Cuántas veces no caminé por los senderos del norte, tierra seca, plana y caliente pero generosa en historia, en aconteceres antiguos, de hidalgas batallas donde la sangre, el sudor , el hambre y sed eran compañeras irremediables; el frío de noche que cala los huesos, sus cementerios siniestros despojados de sus escarapelas y oro, algún húmero contraído entre tablones doblados, desnudas mortajas de un linaje olvidado, me hablaban de una época gloriosa; muchas veces me sentí atraída por el morbo, ver las flores de porcelanas del 1900 y las cruces a medio filo a punta de irse al mismo infierno, qué tiempos!.
Los tamarugos duermen hoy el sueño eterno, ramas venidas a menos, delgadas osamentas de la tierra infértil pero fuerte, aguerrida y soberbia, ahí hacen sombra, el agua no corre, escasa como las nubes en su paso y tierra tan excelsamente alumbrada por las estrellas de noche, noche amarga, solitaria pero bella, la soledad de cierto modo alegra cuando viajas hacia tu interior y eso es lo que ofrece, el zumbido del viento pasar, la camanchaca azotando tu espalda cuando parte de nuevo, amaneceres florales cuando tienes suerte, caminatas eternas que te llevan de vuelta al placer ostentoso de aquellas salitreras, hoy desvencijadas, cuyo lustro opaco y fierros enmohecidos bostezan y bostezan y no dejan de dormir al alero de una copla o un foxtrot.

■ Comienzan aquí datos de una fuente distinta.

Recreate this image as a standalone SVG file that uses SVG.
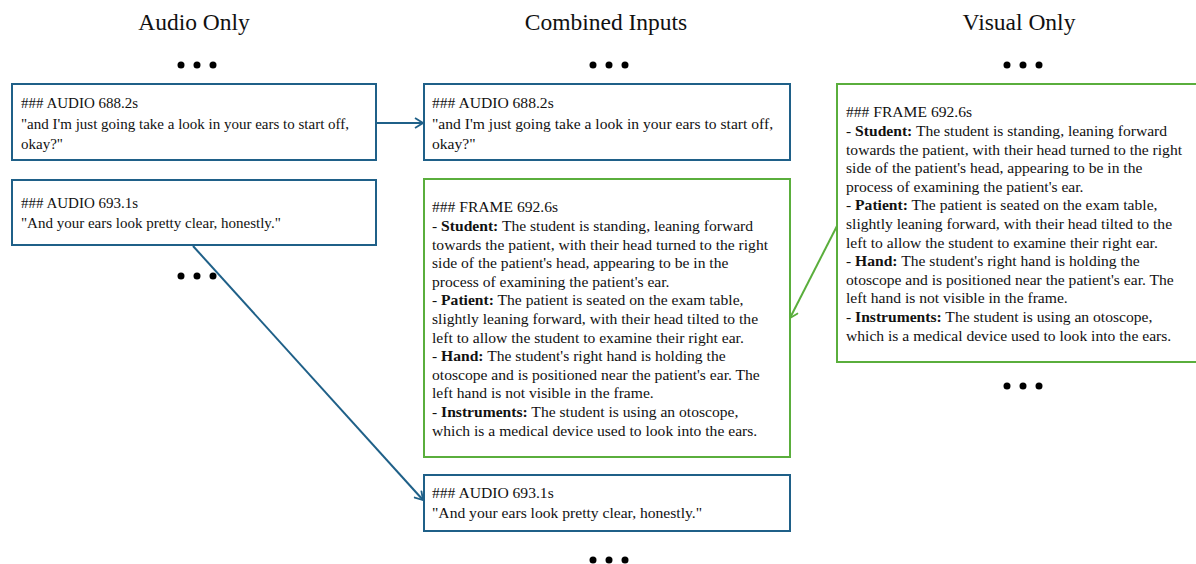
<svg xmlns="http://www.w3.org/2000/svg" width="1196" height="564" viewBox="0 0 1196 564">
<style>
.t{font-family:"Liberation Serif","Times New Roman",serif;font-size:15px;fill:#111}
.u{font-family:"Liberation Serif","Times New Roman",serif;font-size:15.6px;fill:#111}
.h{font-family:"Liberation Serif","Times New Roman",serif;font-size:23.5px;fill:#111;text-anchor:middle}
.b{font-weight:bold}
.blue{fill:#fff;stroke:#1f6088;stroke-width:2}
.green{fill:#fff;stroke:#5aae3c;stroke-width:2}
.dot{fill:#000}
</style>
<defs>
<marker id="ab" viewBox="0 0 10 12" refX="9" refY="6" markerWidth="10" markerHeight="12" markerUnits="userSpaceOnUse" orient="auto">
<path d="M1,1 L9,6 L1,11" fill="none" stroke="#1f6088" stroke-width="1.8"/>
</marker>
<marker id="ag" viewBox="0 0 10 12" refX="9" refY="6" markerWidth="10" markerHeight="12" markerUnits="userSpaceOnUse" orient="auto">
<path d="M1,1 L9,6 L1,11" fill="none" stroke="#5aae3c" stroke-width="1.8"/>
</marker>
<g id="dots"><circle cx="-16" cy="0" r="3.5"/><circle cx="0" cy="0" r="3.5"/><circle cx="16" cy="0" r="3.5"/></g>
</defs>

<g id="titles">
<text class="h" x="194" y="30">Audio Only</text>
<text class="h" x="606" y="30">Combined Inputs</text>
<text class="h" x="1019" y="30">Visual Only</text>
</g>

<g id="ellipses" class="dot">
<use href="#dots" x="197" y="65"/>
<use href="#dots" x="197" y="276"/>
<use href="#dots" x="609" y="65"/>
<use href="#dots" x="609" y="560"/>
<use href="#dots" x="1023" y="65"/>
<use href="#dots" x="1023" y="386"/>
</g>

<g id="connectors">
<line x1="377" y1="123" x2="423" y2="123" stroke="#1f6088" stroke-width="2" marker-end="url(#ab)"/>
<line x1="193" y1="246" x2="423" y2="500" stroke="#1f6088" stroke-width="2" marker-end="url(#ab)"/>
<line x1="838" y1="224" x2="790" y2="318" stroke="#5aae3c" stroke-width="2" marker-end="url(#ag)"/>
</g>

<g id="audio1">
<rect class="blue" x="12" y="84" width="364" height="76"/>
<text class="t" x="21" y="108">### AUDIO 688.2s</text>
<text class="t" x="21" y="129">"and I'm just going take a look in your ears to start off,</text>
<text class="t" x="21" y="149">okay?"</text>
</g>

<g id="audio2">
<rect class="blue" x="12" y="180" width="364" height="65"/>
<text class="t" x="21" y="208">### AUDIO 693.1s</text>
<text class="t" x="21" y="228">"And your ears look pretty clear, honestly."</text>
</g>

<g id="combined1">
<rect class="blue" x="424" y="84" width="366" height="76"/>
<text class="u" x="432" y="108">### AUDIO 688.2s</text>
<text class="u" x="432" y="129">"and I'm just going take a look in your ears to start off,</text>
<text class="u" x="432" y="149">okay?"</text>
</g>

<g id="combined2">
<rect class="green" x="424" y="179" width="366" height="278"/>
<text class="u" x="432" y="212">### FRAME 692.6s</text>
<text class="u" x="432" y="231">- <tspan class="b">Student:</tspan> The student is standing, leaning forward</text>
<text class="u" x="432" y="250">towards the patient, with their head turned to the right</text>
<text class="u" x="432" y="268">side of the patient's head, appearing to be in the</text>
<text class="u" x="432" y="287">process of examining the patient's ear.</text>
<text class="u" x="432" y="305">- <tspan class="b">Patient:</tspan> The patient is seated on the exam table,</text>
<text class="u" x="432" y="324">slightly leaning forward, with their head tilted to the</text>
<text class="u" x="432" y="343">left to allow the student to examine their right ear.</text>
<text class="u" x="432" y="361">- <tspan class="b">Hand:</tspan> The student's right hand is holding the</text>
<text class="u" x="432" y="380">otoscope and is positioned near the patient's ear. The</text>
<text class="u" x="432" y="398">left hand is not visible in the frame.</text>
<text class="u" x="432" y="417">- <tspan class="b">Instruments:</tspan> The student is using an otoscope,</text>
<text class="u" x="432" y="436">which is a medical device used to look into the ears.</text>
</g>

<g id="combined3">
<rect class="blue" x="424" y="475" width="366" height="56"/>
<text class="u" x="432" y="498">### AUDIO 693.1s</text>
<text class="u" x="432" y="518">"And your ears look pretty clear, honestly."</text>
</g>

<g id="visual1">
<rect class="green" x="837" y="84" width="370" height="278"/>
<text class="u" x="846" y="117">### FRAME 692.6s</text>
<text class="u" x="846" y="136">- <tspan class="b">Student:</tspan> The student is standing, leaning forward</text>
<text class="u" x="846" y="155">towards the patient, with their head turned to the right</text>
<text class="u" x="846" y="173">side of the patient's head, appearing to be in the</text>
<text class="u" x="846" y="192">process of examining the patient's ear.</text>
<text class="u" x="846" y="210">- <tspan class="b">Patient:</tspan> The patient is seated on the exam table,</text>
<text class="u" x="846" y="229">slightly leaning forward, with their head tilted to the</text>
<text class="u" x="846" y="248">left to allow the student to examine their right ear.</text>
<text class="u" x="846" y="266">- <tspan class="b">Hand:</tspan> The student's right hand is holding the</text>
<text class="u" x="846" y="285">otoscope and is positioned near the patient's ear. The</text>
<text class="u" x="846" y="303">left hand is not visible in the frame.</text>
<text class="u" x="846" y="322">- <tspan class="b">Instruments:</tspan> The student is using an otoscope,</text>
<text class="u" x="846" y="341">which is a medical device used to look into the ears.</text>
</g>
</svg>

Más al norte, por donde la pisada se va tapando con tierra y donde el sol calienta como el diablo, uno es llamarada viviente, montaña de polvo y piedras, se esconde la belleza, un tropiezo de cerros ocre oro, lagartijas, vinchucas, salares, flamencos, beben del agua salada su sedimento pintando el óleo perfecto de equilibrio natural; el más árido dicen de los desiertos, que de desierto no tiene nada, más vivo que muerto, cómo se ríe mientras germinan sus pueblos.